▸ **Dataset content**:
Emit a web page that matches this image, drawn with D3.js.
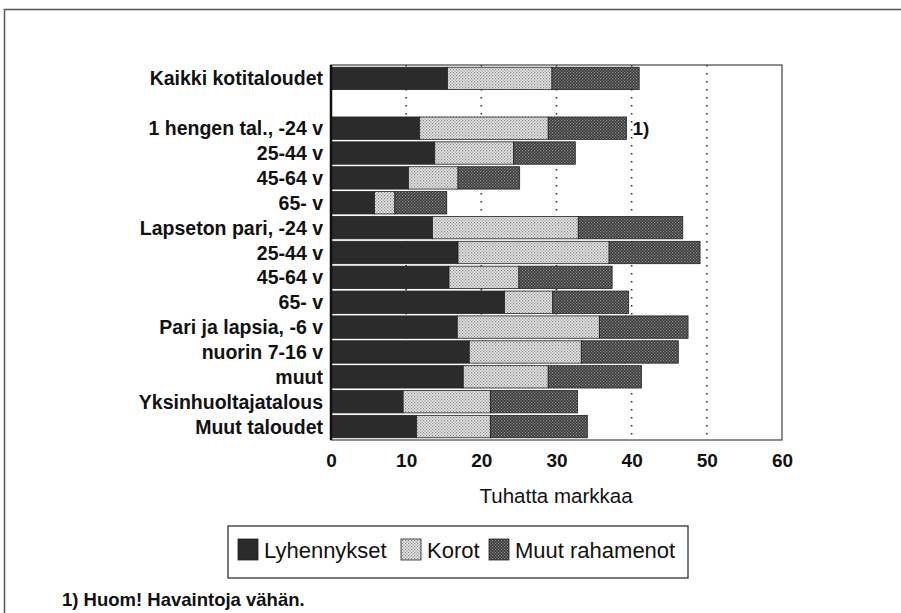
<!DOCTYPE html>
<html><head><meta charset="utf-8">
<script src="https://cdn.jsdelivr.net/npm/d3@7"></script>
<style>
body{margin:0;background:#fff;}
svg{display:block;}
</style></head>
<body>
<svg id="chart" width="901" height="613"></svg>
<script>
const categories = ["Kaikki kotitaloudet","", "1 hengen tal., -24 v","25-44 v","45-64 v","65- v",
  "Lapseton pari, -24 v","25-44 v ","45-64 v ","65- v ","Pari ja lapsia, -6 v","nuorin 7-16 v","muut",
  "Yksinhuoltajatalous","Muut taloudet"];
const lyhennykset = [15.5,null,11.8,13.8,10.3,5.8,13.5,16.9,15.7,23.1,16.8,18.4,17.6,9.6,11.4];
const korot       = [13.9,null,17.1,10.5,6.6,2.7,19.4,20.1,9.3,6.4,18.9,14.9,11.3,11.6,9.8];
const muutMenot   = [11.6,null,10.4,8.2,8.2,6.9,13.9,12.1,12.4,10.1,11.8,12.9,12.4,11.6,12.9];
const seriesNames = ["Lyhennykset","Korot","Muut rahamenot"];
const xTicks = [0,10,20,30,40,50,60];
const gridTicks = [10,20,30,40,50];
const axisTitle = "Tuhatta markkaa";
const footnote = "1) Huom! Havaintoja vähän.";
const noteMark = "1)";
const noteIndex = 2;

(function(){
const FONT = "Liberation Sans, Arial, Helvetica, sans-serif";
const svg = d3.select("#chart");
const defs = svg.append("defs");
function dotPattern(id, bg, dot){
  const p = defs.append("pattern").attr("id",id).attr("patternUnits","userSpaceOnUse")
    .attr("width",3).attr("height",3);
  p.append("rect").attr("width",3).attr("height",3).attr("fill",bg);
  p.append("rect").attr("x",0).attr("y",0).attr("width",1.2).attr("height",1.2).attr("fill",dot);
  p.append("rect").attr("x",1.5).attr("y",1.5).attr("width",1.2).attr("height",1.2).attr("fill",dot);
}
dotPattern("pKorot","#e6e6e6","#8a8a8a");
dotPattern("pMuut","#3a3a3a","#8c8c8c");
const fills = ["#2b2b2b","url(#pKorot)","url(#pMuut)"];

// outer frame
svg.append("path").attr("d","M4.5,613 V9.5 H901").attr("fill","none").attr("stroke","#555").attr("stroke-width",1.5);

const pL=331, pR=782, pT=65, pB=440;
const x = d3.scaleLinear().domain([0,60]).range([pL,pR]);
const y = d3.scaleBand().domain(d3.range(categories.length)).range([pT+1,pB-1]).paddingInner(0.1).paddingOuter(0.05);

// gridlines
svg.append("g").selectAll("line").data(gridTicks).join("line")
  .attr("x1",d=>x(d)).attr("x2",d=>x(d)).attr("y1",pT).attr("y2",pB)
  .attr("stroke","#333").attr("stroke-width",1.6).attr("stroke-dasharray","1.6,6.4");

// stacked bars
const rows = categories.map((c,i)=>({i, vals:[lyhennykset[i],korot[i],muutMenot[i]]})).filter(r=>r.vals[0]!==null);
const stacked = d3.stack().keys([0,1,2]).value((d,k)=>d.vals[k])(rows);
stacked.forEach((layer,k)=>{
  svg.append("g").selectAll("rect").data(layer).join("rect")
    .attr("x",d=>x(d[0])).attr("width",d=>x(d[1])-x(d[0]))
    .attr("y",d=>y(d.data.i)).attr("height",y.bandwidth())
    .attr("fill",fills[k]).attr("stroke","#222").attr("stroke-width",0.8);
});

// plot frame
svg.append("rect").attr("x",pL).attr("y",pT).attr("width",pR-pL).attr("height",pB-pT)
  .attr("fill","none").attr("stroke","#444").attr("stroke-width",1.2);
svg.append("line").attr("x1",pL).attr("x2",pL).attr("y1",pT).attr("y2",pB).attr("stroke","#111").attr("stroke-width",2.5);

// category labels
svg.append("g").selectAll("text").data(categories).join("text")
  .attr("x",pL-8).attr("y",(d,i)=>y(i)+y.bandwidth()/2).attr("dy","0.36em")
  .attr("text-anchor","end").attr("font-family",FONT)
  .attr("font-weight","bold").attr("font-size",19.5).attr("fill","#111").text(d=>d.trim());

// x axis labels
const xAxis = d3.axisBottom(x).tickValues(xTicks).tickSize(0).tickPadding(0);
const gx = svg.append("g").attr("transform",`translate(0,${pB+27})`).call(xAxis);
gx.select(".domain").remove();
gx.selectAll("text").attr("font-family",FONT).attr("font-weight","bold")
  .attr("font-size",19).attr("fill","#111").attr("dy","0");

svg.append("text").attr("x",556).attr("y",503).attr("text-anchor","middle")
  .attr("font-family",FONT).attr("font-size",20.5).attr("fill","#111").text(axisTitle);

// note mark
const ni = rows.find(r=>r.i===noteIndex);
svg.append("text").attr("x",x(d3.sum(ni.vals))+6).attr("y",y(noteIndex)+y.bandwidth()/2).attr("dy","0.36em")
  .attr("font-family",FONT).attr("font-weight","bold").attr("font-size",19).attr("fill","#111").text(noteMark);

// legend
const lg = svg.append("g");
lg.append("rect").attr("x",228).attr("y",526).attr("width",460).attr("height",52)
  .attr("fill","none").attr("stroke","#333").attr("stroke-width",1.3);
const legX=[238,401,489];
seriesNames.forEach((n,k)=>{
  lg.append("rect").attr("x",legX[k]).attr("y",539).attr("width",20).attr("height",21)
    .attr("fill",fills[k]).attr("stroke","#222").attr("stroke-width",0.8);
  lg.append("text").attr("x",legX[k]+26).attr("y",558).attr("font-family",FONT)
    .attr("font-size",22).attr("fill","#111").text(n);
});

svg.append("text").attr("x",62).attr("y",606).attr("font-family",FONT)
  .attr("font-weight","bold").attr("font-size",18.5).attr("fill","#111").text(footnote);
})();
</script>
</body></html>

▸ **Stated goal**: Please set down each line of the data above exactly as written, without the pictures.

▸ **Response below**:
Emit a web page that matches this image, drawn with D3.js.
<!DOCTYPE html>
<html><head><meta charset="utf-8">
<script src="https://cdn.jsdelivr.net/npm/d3@7"></script>
<style>
body{margin:0;background:#fff;}
svg{display:block;}
</style></head>
<body>
<svg id="chart" width="901" height="613"></svg>
<script>
const categories = ["Kaikki kotitaloudet","", "1 hengen tal., -24 v","25-44 v","45-64 v","65- v",
  "Lapseton pari, -24 v","25-44 v ","45-64 v ","65- v ","Pari ja lapsia, -6 v","nuorin 7-16 v","muut",
  "Yksinhuoltajatalous","Muut taloudet"];
const lyhennykset = [15.5,null,11.8,13.8,10.3,5.8,13.5,16.9,15.7,23.1,16.8,18.4,17.6,9.6,11.4];
const korot       = [13.9,null,17.1,10.5,6.6,2.7,19.4,20.1,9.3,6.4,18.9,14.9,11.3,11.6,9.8];
const muutMenot   = [11.6,null,10.4,8.2,8.2,6.9,13.9,12.1,12.4,10.1,11.8,12.9,12.4,11.6,12.9];
const seriesNames = ["Lyhennykset","Korot","Muut rahamenot"];
const xTicks = [0,10,20,30,40,50,60];
const gridTicks = [10,20,30,40,50];
const axisTitle = "Tuhatta markkaa";
const footnote = "1) Huom! Havaintoja vähän.";
const noteMark = "1)";
const noteIndex = 2;

(function(){
const FONT = "Liberation Sans, Arial, Helvetica, sans-serif";
const svg = d3.select("#chart");
const defs = svg.append("defs");
function dotPattern(id, bg, dot){
  const p = defs.append("pattern").attr("id",id).attr("patternUnits","userSpaceOnUse")
    .attr("width",3).attr("height",3);
  p.append("rect").attr("width",3).attr("height",3).attr("fill",bg);
  p.append("rect").attr("x",0).attr("y",0).attr("width",1.2).attr("height",1.2).attr("fill",dot);
  p.append("rect").attr("x",1.5).attr("y",1.5).attr("width",1.2).attr("height",1.2).attr("fill",dot);
}
dotPattern("pKorot","#e6e6e6","#8a8a8a");
dotPattern("pMuut","#3a3a3a","#8c8c8c");
const fills = ["#2b2b2b","url(#pKorot)","url(#pMuut)"];

// outer frame
svg.append("path").attr("d","M4.5,613 V9.5 H901").attr("fill","none").attr("stroke","#555").attr("stroke-width",1.5);

const pL=331, pR=782, pT=65, pB=440;
const x = d3.scaleLinear().domain([0,60]).range([pL,pR]);
const y = d3.scaleBand().domain(d3.range(categories.length)).range([pT+1,pB-1]).paddingInner(0.1).paddingOuter(0.05);

// gridlines
svg.append("g").selectAll("line").data(gridTicks).join("line")
  .attr("x1",d=>x(d)).attr("x2",d=>x(d)).attr("y1",pT).attr("y2",pB)
  .attr("stroke","#333").attr("stroke-width",1.6).attr("stroke-dasharray","1.6,6.4");

// stacked bars
const rows = categories.map((c,i)=>({i, vals:[lyhennykset[i],korot[i],muutMenot[i]]})).filter(r=>r.vals[0]!==null);
const stacked = d3.stack().keys([0,1,2]).value((d,k)=>d.vals[k])(rows);
stacked.forEach((layer,k)=>{
  svg.append("g").selectAll("rect").data(layer).join("rect")
    .attr("x",d=>x(d[0])).attr("width",d=>x(d[1])-x(d[0]))
    .attr("y",d=>y(d.data.i)).attr("height",y.bandwidth())
    .attr("fill",fills[k]).attr("stroke","#222").attr("stroke-width",0.8);
});

// plot frame
svg.append("rect").attr("x",pL).attr("y",pT).attr("width",pR-pL).attr("height",pB-pT)
  .attr("fill","none").attr("stroke","#444").attr("stroke-width",1.2);
svg.append("line").attr("x1",pL).attr("x2",pL).attr("y1",pT).attr("y2",pB).attr("stroke","#111").attr("stroke-width",2.5);

// category labels
svg.append("g").selectAll("text").data(categories).join("text")
  .attr("x",pL-8).attr("y",(d,i)=>y(i)+y.bandwidth()/2).attr("dy","0.36em")
  .attr("text-anchor","end").attr("font-family",FONT)
  .attr("font-weight","bold").attr("font-size",19.5).attr("fill","#111").text(d=>d.trim());

// x axis labels
const xAxis = d3.axisBottom(x).tickValues(xTicks).tickSize(0).tickPadding(0);
const gx = svg.append("g").attr("transform",`translate(0,${pB+27})`).call(xAxis);
gx.select(".domain").remove();
gx.selectAll("text").attr("font-family",FONT).attr("font-weight","bold")
  .attr("font-size",19).attr("fill","#111").attr("dy","0");

svg.append("text").attr("x",556).attr("y",503).attr("text-anchor","middle")
  .attr("font-family",FONT).attr("font-size",20.5).attr("fill","#111").text(axisTitle);

// note mark
const ni = rows.find(r=>r.i===noteIndex);
svg.append("text").attr("x",x(d3.sum(ni.vals))+6).attr("y",y(noteIndex)+y.bandwidth()/2).attr("dy","0.36em")
  .attr("font-family",FONT).attr("font-weight","bold").attr("font-size",19).attr("fill","#111").text(noteMark);

// legend
const lg = svg.append("g");
lg.append("rect").attr("x",228).attr("y",526).attr("width",460).attr("height",52)
  .attr("fill","none").attr("stroke","#333").attr("stroke-width",1.3);
const legX=[238,401,489];
seriesNames.forEach((n,k)=>{
  lg.append("rect").attr("x",legX[k]).attr("y",539).attr("width",20).attr("height",21)
    .attr("fill",fills[k]).attr("stroke","#222").attr("stroke-width",0.8);
  lg.append("text").attr("x",legX[k]+26).attr("y",558).attr("font-family",FONT)
    .attr("font-size",22).attr("fill","#111").text(n);
});

svg.append("text").attr("x",62).attr("y",606).attr("font-family",FONT)
  .attr("font-weight","bold").attr("font-size",18.5).attr("fill","#111").text(footnote);
})();
</script>
</body></html>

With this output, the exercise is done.